On the question of contributory negligence, which is asserted against the two drivers only, the argument is that each driver should have seen the other as he neared the intersection; that Perkins, driving east on Jefferson, at no time looked to his right or left to see if any cars were approaching on Flower Street and did not prior to the accident see the Detwiler car; that Mrs. Detwiler, driving north on Flower, was watching the street ahead, kept looking ahead all of the time, observed the "Go" signal on the southeast corner, did not observe the signals on the northwest, northeast, or southwest corners, did not see a car to her right which had stopped at the intersection, and did not see the Perkins car until "just an instant" before the collision; and that two other persons in cars safely negotiated the intersection under the conditions existing at the time of the collision.  A reasonable prudent person approaching an intersection with a "Go" signal naturally assumes that traffic approaching on the intersecting street will stop. Neither driver had any notice of the defective and dangerous condition of the signals. Each driver observed a semaphore arm which said "Go." Manifestly, the fact that some other person safely negotiated the intersection is not evidence that either Perkins or Mrs. Detwiler did not exercise ordinary care. Whether a person exercising ordinary care should have seen the car which was stopped to Mrs. Detwiler's right at the intersection was a question for the trier of fact.  The law did not impose the duty on either Perkins or Mrs. Detwiler to anticipate negligence on the part of the other. The lookout required of each of them was such as a reasonable person would maintain. ( Freeman v. Churchill, 30 Cal.2d 453, 459 [ 183 P.2d 4].)  Each had a right to assume that the other would perform his duty under the law, and had a right to rely and act on that assumption unless it was reasonably apparent to one of them, or in the exercise of ordinary care would be apparent to him, that the other was not going to perform his duty. ( Connor v. Pacific Greyhound Lines, 104 Cal.App.2d 746, 753 [ 232 P.2d 500].)

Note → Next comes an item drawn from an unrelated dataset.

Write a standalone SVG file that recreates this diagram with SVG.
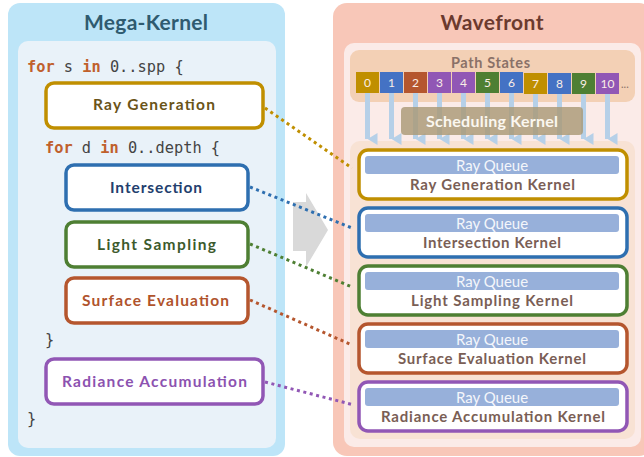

In Taylor v. Sims, 72 Cal.App.2d 60 [ 164 P.2d 17], it is said (p. 63): "Since the intersection here involved was controlled by an electric traffic signal plaintiff was not required to look into the cross streets before entering the intersection. The signal permitted him to move in an easterly and westerly direction. The rule being that where the intersection movement of traffic is governed by signaling devices the determination of the question as to whether the one driver or the other is responsible for a collision at the intersection depends primarily upon the showing as to whether one vehicle or the other was being operated in conformity with the signal. The driver proceeding pursuant to the `Go' signal is not to be deemed negligent because he fails to maintain a lookout for a vehicle which might enter the intersection in violation of the signal." In Connor v. Pacific Greyhound Lines, 104 Cal.App.2d 746 [ 232 P.2d 500], the giving of the following instruction was approved (p. 753): "The driver of a vehicle who enters an intersection pursuant to a green `Go' signal and is exercising due care is not required to maintain a lookout for a vehicle which might enter the intersection from another highway in violation of the traffic signal."
 It is only where no fact is left in doubt, and no deduction or inference other than negligence can be drawn by the jury from the evidence, that the court can say, as a matter of law, that contributory negligence is established.  Even where the facts are undisputed, if reasonable minds might draw different conclusions upon the question of negligence the question is one of fact for the jury. ( Arellano v. City of Burbank, 13 Cal.2d 248, 257 [ 89 P.2d 113]; Castro v. Sutter Creek U.H.S. Dist., 25 Cal.App.2d 372, 379 [ 77 P.2d 509].)
 In the circumstances disclosed, the question of contributory negligence was one of fact to be decided by the jury. As the verdict of the jury impliedly found Perkins and Mrs. Detwiler free from contributory negligence, we cannot disturb that finding. ( Barsoom v. City of Reedley, 38 Cal.App.2d 413, 419 [ 101 P.2d 743].)
Shinn, P.J., and Wood (Parker), J., concurred.
A petition for a rehearing was denied October 4, 1954, and appellant's petition for a hearing by the Supreme Court was denied October 27, 1954.